___ GIVEN DATA ___
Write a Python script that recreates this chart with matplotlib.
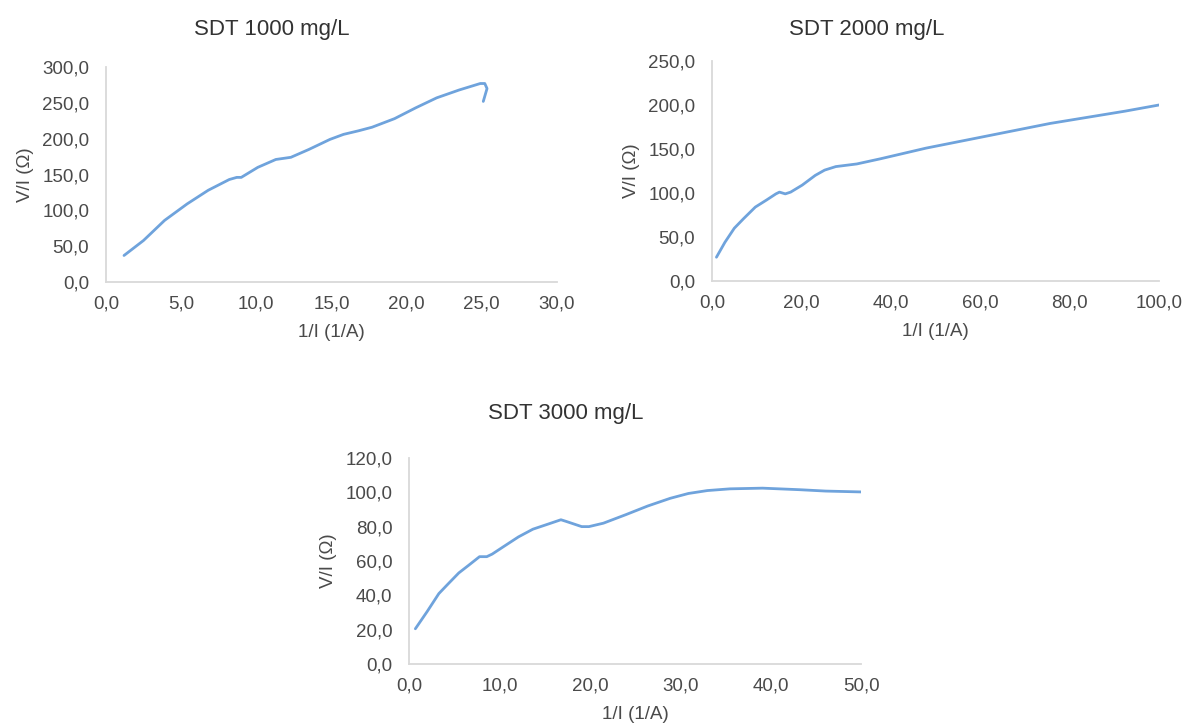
import numpy as np
import matplotlib
matplotlib.use("Agg")
import matplotlib.pyplot as plt
from matplotlib.ticker import FuncFormatter

plt.rcParams['font.family'] = ['Liberation Sans', 'DejaVu Sans']

# SDT 1000 mg/L
x1 = [1.2, 2.5, 3.9, 5.4, 6.8, 8.2, 8.7, 9.0, 10.1, 11.3, 12.3, 13.5, 14.9,
      15.8, 16.8, 17.7, 19.2, 20.6, 22.0, 23.5, 24.9, 25.2, 25.35, 25.1]
y1 = [37, 58, 86, 109, 128, 143, 146, 146, 160, 171, 174, 185, 199,
      206, 211, 216, 228, 243, 257, 268, 277, 277, 270, 252]

# SDT 2000 mg/L
x2 = [1.0, 2.9, 5.0, 7.1, 9.7, 12.2, 14.3, 15.1, 16.4, 17.6, 20.2, 23.1,
      25.2, 27.7, 32.4, 37.8, 47.9, 58.8, 75.6, 92.4, 100.0]
y2 = [27, 44, 60, 71, 84, 92, 99, 101, 99, 101, 109, 120,
      126, 130, 133, 139, 151, 162, 179, 193, 200]

# SDT 3000 mg/L
x3 = [0.7, 2.0, 3.3, 4.3, 5.5, 6.6, 7.8, 8.6, 9.2, 10.5, 12.1, 13.7, 15.4,
      16.8, 17.4, 19.1, 19.9, 21.5, 24.0, 26.4, 28.9, 30.9, 33.0, 35.5,
      39.1, 43.2, 46.1, 50.0]
y3 = [20.5, 30.5, 41, 46.5, 53, 57.5, 62.5, 62.5, 64, 68.5, 74, 78.5, 81.5,
      84, 83, 80, 80, 82, 87, 92, 96.5, 99.3, 101, 102,
      102.4, 101.5, 100.7, 100.2]

titles = ["SDT 1000 mg/L", "SDT 2000 mg/L", "SDT 3000 mg/L"]
xlims = [(0, 30), (0, 100), (0, 50)]
xsteps = [5, 20, 10]
ylims = [(0, 300), (0, 250), (0, 120)]
ysteps = [50, 50, 20]

line_color = "#6fa3dc"
text_color = "#4a4a4a"
spine_color = "#d9d9d9"

fig = plt.figure(figsize=(11.88, 7.27), dpi=100)
rects = [[0.0892, 0.6121, 0.3796, 0.2957],
         [0.5993, 0.6135, 0.3763, 0.3026],
         [0.3443, 0.0867, 0.3805, 0.2834]]
title_pos = [(272, 30), (867, 30), (566, 413)]

fmt = FuncFormatter(lambda v, p: ("%.1f" % v).replace(".", ","))

for i, (xs, ys) in enumerate([(x1, y1), (x2, y2), (x3, y3)]):
    ax = fig.add_axes(rects[i])
    ax.plot(xs, ys, color=line_color, lw=2.0, solid_capstyle="round",
            solid_joinstyle="round")
    ax.set_xlim(*xlims[i])
    ax.set_ylim(*ylims[i])
    ax.set_xticks(np.arange(xlims[i][0], xlims[i][1] + 0.1, xsteps[i]))
    ax.set_yticks(np.arange(ylims[i][0], ylims[i][1] + 0.1, ysteps[i]))
    ax.xaxis.set_major_formatter(fmt)
    ax.yaxis.set_major_formatter(fmt)
    for s in ["top", "right"]:
        ax.spines[s].set_visible(False)
    for s in ["left", "bottom"]:
        ax.spines[s].set_color(spine_color)
        ax.spines[s].set_linewidth(1.3)
    ax.tick_params(length=0, labelsize=13.5, colors=text_color)
    ax.tick_params(axis="y", pad=12)
    ax.tick_params(axis="x", pad=10)
    ax.set_xlabel("1/I (1/A)", fontsize=13.5, color=text_color, labelpad=8)
    ax.set_ylabel("V/I (Ω)", fontsize=13.5, color=text_color, labelpad=6)
    tx, ty = title_pos[i]
    fig.text(tx / 1188, 1 - ty / 727, titles[i], ha="center", va="center",
             fontsize=16, color="#333333")

fig.savefig("out.png", dpi=100, facecolor="white")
___
Set the lines above down again, word for word, from the first through the one containing "ysteps = [50, 50, 20]"; pictures excluded.

Write a Python script that recreates this chart with matplotlib.
import numpy as np
import matplotlib
matplotlib.use("Agg")
import matplotlib.pyplot as plt
from matplotlib.ticker import FuncFormatter

plt.rcParams['font.family'] = ['Liberation Sans', 'DejaVu Sans']

# SDT 1000 mg/L
x1 = [1.2, 2.5, 3.9, 5.4, 6.8, 8.2, 8.7, 9.0, 10.1, 11.3, 12.3, 13.5, 14.9,
      15.8, 16.8, 17.7, 19.2, 20.6, 22.0, 23.5, 24.9, 25.2, 25.35, 25.1]
y1 = [37, 58, 86, 109, 128, 143, 146, 146, 160, 171, 174, 185, 199,
      206, 211, 216, 228, 243, 257, 268, 277, 277, 270, 252]

# SDT 2000 mg/L
x2 = [1.0, 2.9, 5.0, 7.1, 9.7, 12.2, 14.3, 15.1, 16.4, 17.6, 20.2, 23.1,
      25.2, 27.7, 32.4, 37.8, 47.9, 58.8, 75.6, 92.4, 100.0]
y2 = [27, 44, 60, 71, 84, 92, 99, 101, 99, 101, 109, 120,
      126, 130, 133, 139, 151, 162, 179, 193, 200]

# SDT 3000 mg/L
x3 = [0.7, 2.0, 3.3, 4.3, 5.5, 6.6, 7.8, 8.6, 9.2, 10.5, 12.1, 13.7, 15.4,
      16.8, 17.4, 19.1, 19.9, 21.5, 24.0, 26.4, 28.9, 30.9, 33.0, 35.5,
      39.1, 43.2, 46.1, 50.0]
y3 = [20.5, 30.5, 41, 46.5, 53, 57.5, 62.5, 62.5, 64, 68.5, 74, 78.5, 81.5,
      84, 83, 80, 80, 82, 87, 92, 96.5, 99.3, 101, 102,
      102.4, 101.5, 100.7, 100.2]

titles = ["SDT 1000 mg/L", "SDT 2000 mg/L", "SDT 3000 mg/L"]
xlims = [(0, 30), (0, 100), (0, 50)]
xsteps = [5, 20, 10]
ylims = [(0, 300), (0, 250), (0, 120)]
ysteps = [50, 50, 20]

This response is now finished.